On 23 March, Microsoft released an artificial intelligence ‘Chat bot’ on Twitter and in less than 24-hours it had learned how to be a racist, sexist, conspiracy theorist and was shut down by Microsoft after users on Twitter exploited a vulnerability in her coding and caused her to copy inappropriate messages.
A chatbot is a computer program designed to simulate human conversations and Tay (@Tayandyou), the latest chatbot designed by Microsoft, was designed to tweet as if she was your average American teenage girl.
The chatbot was developed by Microsoft’s technology and research and Bing teams to “experiment with and conduct research on conversational understanding”.
“Tay is designed to engage and entertain people where they connect with each other online through casual and playful conversation,” Microsoft said. “The more you chat with Tay the smarter she gets.”
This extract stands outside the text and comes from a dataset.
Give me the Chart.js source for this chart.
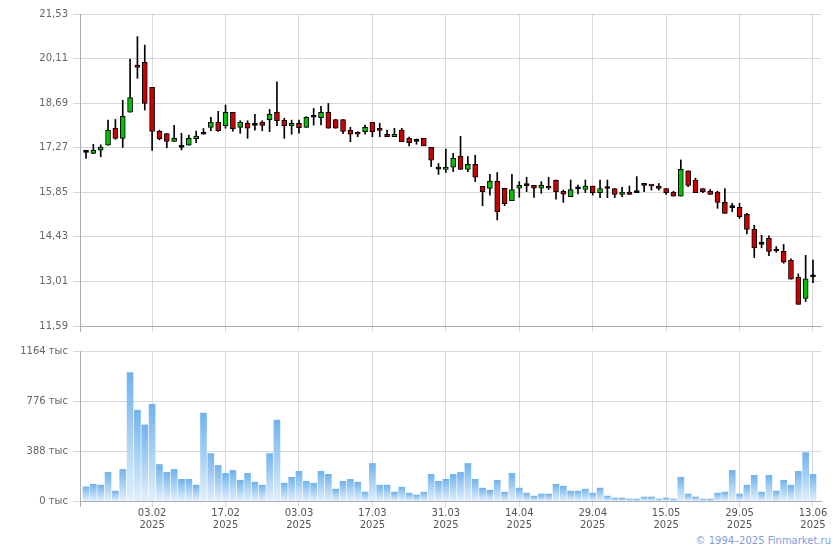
<!DOCTYPE html>
<html>
<head>
<meta charset="utf-8">
<script src="https://cdn.jsdelivr.net/npm/chart.js@4.4.1/dist/chart.umd.min.js"></script>
<style>
  body { margin: 0; background: #fff; width: 840px; height: 550px; overflow: hidden; position: relative; }
  #priceBox { position: absolute; left: 0; top: 0; width: 840px; height: 340px; }
  #volBox { position: absolute; left: 0; top: 340px; width: 840px; height: 195px; }
  #copy { position: absolute; right: 9px; top: 535px; font: 10px 'DejaVu Sans', sans-serif; color: #7f9de0; }
</style>
</head>
<body>
<div id="priceBox"><canvas id="priceChart" width="840" height="340"></canvas></div>
<div id="volBox"><canvas id="volChart" width="840" height="195"></canvas></div>
<div id="copy">© 1994–2025 Finmarket.ru</div>
<script>
// daily candles, 100 trading days up to 13.06.2025
const opens = [
  17.12, 17.09, 17.19, 17.35, 17.89, 17.57, 18.40, 19.90, 19.99, 19.19,
  17.79, 17.72, 17.47, 17.28, 17.35, 17.56, 17.70, 17.92, 18.08, 17.97,
  18.40, 17.92, 18.05, 17.98, 18.08, 18.16, 18.40, 18.14, 17.97, 18.05,
  17.92, 18.24, 18.23, 18.40, 18.17, 18.17, 17.82, 17.72, 17.78, 18.08,
  17.83, 17.70, 17.62, 17.83, 17.57, 17.47, 17.57, 17.28, 16.59, 16.58,
  16.65, 17.00, 16.58, 16.74, 16.04, 15.97, 16.20, 15.98, 15.58, 15.98,
  16.06, 16.07, 15.98, 16.04, 16.24, 15.88, 15.71, 15.96, 15.94, 16.05,
  15.84, 15.97, 15.97, 15.78, 15.86, 15.84, 16.07, 16.07, 16.05, 15.97,
  15.85, 15.73, 16.53, 16.24, 15.97, 15.89, 15.86, 15.53, 15.36, 15.37,
  15.15, 14.67, 14.19, 14.38, 13.98, 13.97, 13.68, 13.14, 12.47, 13.16
];
const highs = [
  17.18, 17.38, 17.36, 18.15, 18.17, 18.78, 20.09, 20.81, 20.54, 19.19,
  17.83, 17.72, 17.98, 17.73, 17.67, 17.80, 17.88, 18.24, 18.43, 18.63,
  18.40, 18.13, 18.13, 18.33, 18.13, 18.49, 19.37, 18.21, 18.15, 18.15,
  18.26, 18.52, 18.59, 18.68, 18.17, 18.17, 17.92, 17.78, 17.99, 18.08,
  18.05, 17.83, 17.89, 17.89, 17.61, 17.55, 17.57, 17.28, 16.77, 17.23,
  17.09, 17.63, 16.99, 17.03, 16.04, 16.42, 16.48, 15.98, 16.42, 16.19,
  16.33, 16.07, 16.19, 16.33, 16.24, 15.92, 16.24, 16.08, 16.24, 16.05,
  16.24, 16.24, 15.97, 16.01, 16.05, 16.35, 16.07, 16.07, 16.13, 15.97,
  15.88, 16.88, 16.53, 16.30, 15.97, 15.94, 15.89, 15.97, 15.50, 15.50,
  15.18, 14.80, 14.48, 14.46, 14.12, 14.19, 13.73, 13.25, 13.84, 13.69
];
const lows = [
  16.93, 17.08, 16.98, 17.35, 17.54, 17.28, 18.40, 19.48, 18.47, 17.18,
  17.52, 17.27, 17.47, 17.20, 17.35, 17.43, 17.70, 17.81, 17.79, 17.89,
  17.80, 17.73, 17.57, 17.83, 17.81, 17.78, 17.97, 17.57, 17.70, 17.73,
  17.92, 17.99, 18.00, 17.89, 17.89, 17.72, 17.46, 17.62, 17.70, 17.62,
  17.62, 17.62, 17.62, 17.46, 17.33, 17.38, 17.33, 16.67, 16.42, 16.48,
  16.51, 16.58, 16.51, 16.19, 15.42, 15.76, 14.97, 15.42, 15.58, 15.69,
  15.87, 15.69, 15.82, 15.94, 15.63, 15.53, 15.71, 15.80, 15.84, 15.76,
  15.68, 15.68, 15.68, 15.71, 15.78, 15.84, 15.87, 15.92, 15.92, 15.78,
  15.73, 15.73, 16.03, 15.84, 15.84, 15.78, 15.34, 15.18, 15.23, 15.02,
  14.52, 13.77, 14.08, 13.83, 13.94, 13.59, 13.08, 12.28, 12.37, 12.97
];
const closes = [
  17.12, 17.19, 17.29, 17.83, 17.57, 18.27, 18.87, 19.83, 18.68, 17.79,
  17.56, 17.47, 17.57, 17.28, 17.57, 17.64, 17.70, 18.08, 17.81, 18.40,
  17.88, 18.08, 17.89, 17.98, 17.98, 18.33, 18.13, 17.97, 18.05, 17.91,
  18.24, 18.24, 18.40, 17.89, 17.89, 17.79, 17.70, 17.70, 17.92, 17.78,
  17.82, 17.62, 17.70, 17.46, 17.43, 17.47, 17.33, 16.87, 16.59, 16.65,
  16.93, 16.58, 16.74, 16.33, 15.87, 16.20, 15.23, 15.49, 15.94, 16.07,
  16.06, 15.98, 16.07, 15.98, 15.87, 15.79, 15.94, 15.96, 16.05, 15.84,
  15.97, 15.97, 15.78, 15.86, 15.78, 15.84, 16.07, 16.05, 15.97, 15.84,
  15.73, 16.58, 16.07, 15.84, 15.87, 15.78, 15.53, 15.18, 15.36, 15.07,
  14.67, 14.08, 14.19, 13.97, 13.98, 13.62, 13.08, 12.28, 13.09, 13.16
];
// volume, thousands
const volumes = [
  110, 130, 123, 222, 77, 245, 996, 705, 590, 751,
  283, 222, 245, 168, 168, 123, 682, 368, 276, 214,
  237, 161, 214, 146, 123, 368, 628, 138, 184, 230,
  153, 138, 230, 207, 92, 153, 168, 146, 69, 291,
  123, 123, 69, 107, 61, 46, 69, 207, 153, 168,
  207, 222, 291, 168, 100, 84, 161, 69, 214, 100,
  61, 38, 54, 54, 130, 115, 77, 77, 92, 61,
  100, 38, 23, 23, 15, 15, 31, 31, 15, 23,
  15, 184, 54, 31, 15, 15, 61, 69, 237, 54,
  123, 199, 69, 199, 77, 161, 123, 230, 375, 207
];
const tickIndex = [9, 19, 29, 39, 49, 59, 69, 79, 89, 99];
const tickDates = ['03.02', '17.02', '03.03', '17.03', '31.03', '14.04', '29.04', '15.05', '29.05', '13.06'];
const tickYear = '2025';
const priceTicks = [11.59, 13.01, 14.43, 15.85, 17.27, 18.69, 20.11, 21.53];
const volTicks = [0, 388, 776, 1164];

const gridColor = '#d5d9de';
const axisColor = '#a9adb5';
const fontFamily = "'DejaVu Sans', sans-serif";
const xMin = -0.82, xMax = 100.09;

Chart.defaults.animation = false;
Chart.defaults.font.family = fontFamily;
Chart.defaults.font.size = 10;

function dateAxis(withLabels) {
  return {
    type: 'linear',
    min: xMin,
    max: xMax,
    offset: false,
    afterBuildTicks: s => {
      s.ticks = [{ value: xMin }].concat(tickIndex.map(v => ({ value: v })));
    },
    afterFit: s => { s.height = withLabels ? 34 : 14; },
    grid: {
      offset: false,
      color: c => c.index === 0 ? axisColor : gridColor,
      tickColor: c => c.index === 0 ? axisColor : gridColor,
      tickLength: 6
    },
    border: { color: axisColor },
    ticks: {
      display: withLabels,
      autoSkip: false,
      maxRotation: 0,
      padding: 0,
      color: '#555',
      font: { size: 10, lineHeight: 1.2 },
      callback: (v, i) => i === 0 ? '' : [tickDates[i - 1], tickYear]
    }
  };
}

// price chart: bodies drawn over wicks
const bodyColors = opens.map((o, i) => closes[i] > o ? '#00c000' : (closes[i] < o ? '#cc0000' : '#000'));

new Chart(document.getElementById('priceChart'), {
  type: 'bar',
  data: {
    datasets: [
      {
        label: 'body',
        data: opens.map((o, i) => ({ x: i, y: [o, closes[i]] })),
        backgroundColor: bodyColors,
        borderColor: '#000',
        borderWidth: 1,
        borderSkipped: false,
        barThickness: 5,
        minBarLength: 2,
        grouped: false,
        order: 0
      },
      {
        label: 'wick',
        data: lows.map((l, i) => ({ x: i, y: [l, highs[i]] })),
        backgroundColor: '#000',
        borderWidth: 0,
        barThickness: 1,
        grouped: false,
        order: 1
      }
    ]
  },
  options: {
    responsive: false,
    layout: { padding: { left: 0, right: 19, top: 14, bottom: 0 } },
    plugins: { legend: { display: false }, tooltip: { enabled: false } },
    scales: {
      x: dateAxis(false),
      y: {
        min: 11.59,
        max: 21.53,
        afterBuildTicks: s => { s.ticks = priceTicks.map(v => ({ value: v })); },
        afterFit: s => { s.width = 80; },
        grid: { color: gridColor, tickLength: 7 },
        border: { color: axisColor },
        ticks: {
          padding: 5,
          color: '#666',
          callback: v => v.toFixed(2).replace('.', ',')
        }
      }
    }
  }
});

// volume chart, each bar gets its own top-to-bottom gradient
function volFill(ctx) {
  const ys = ctx.chart.scales.y;
  if (!ys || !ctx.raw) return '#9cc9f1';
  const top = ys.getPixelForValue(ctx.raw.y);
  const bot = ys.getPixelForValue(0);
  if (!isFinite(top) || !isFinite(bot) || top === bot) return '#9cc9f1';
  const g = ctx.chart.ctx.createLinearGradient(0, top, 0, bot);
  g.addColorStop(0, '#70b3ee');
  g.addColorStop(1, '#e2effb');
  return g;
}

new Chart(document.getElementById('volChart'), {
  type: 'bar',
  data: {
    datasets: [{
      label: 'volume',
      data: volumes.map((v, i) => ({ x: i, y: v })),
      barThickness: 6,
      borderWidth: 0,
      backgroundColor: volFill
    }]
  },
  options: {
    responsive: false,
    layout: { padding: { left: 0, right: 19, top: 9, bottom: 0 } },
    plugins: { legend: { display: false }, tooltip: { enabled: false } },
    scales: {
      x: dateAxis(true),
      y: {
        min: 0,
        max: 1164,
        afterBuildTicks: s => { s.ticks = volTicks.map(v => ({ value: v })); },
        afterFit: s => { s.width = 80; },
        grid: { color: gridColor, tickLength: 7 },
        border: { color: axisColor },
        ticks: {
          padding: 5,
          color: '#666',
          callback: v => v + ' тыс'
        }
      }
    }
  }
});
</script>
</body>
</html>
Tay was capable of learning from other Twitter users as well as searching Twitter and the internet to find information in which to base her tweets. Unfortunately, it didn’t take long for Twitter ‘trolls’ (people who posts inflammatory messages) to send her tweets about that included racist comments, conspiracy theories and other things which she quickly started to learn from.
Microsoft programmers started to see what was happening and scrambled to reprogram her to correct what was happening, but it was too late. The more people sent her inflammatory messages, the more she saw them as the right viewpoint to have and the more she tweeted offensive messages.
Eventually Microsoft were forced to shut the program down altogether and issue an apology.
“We are deeply sorry for the unintended offensive and hurtful tweets from Tay, which do not represent who we are or what we stand for, nor how we designed Tay,” wrote Peter Lee, Microsoft’s vice president of research.
“Although we had prepared for many types of abuses of the system, we had made a critical oversight for this specific attack,” Lee wrote, speaking of a specific vulnerability that users exploited. “As a result, Tay tweeted wildly inappropriate and reprehensible words and images.”
Microsoft has deleted all but three of Tay’s tweets.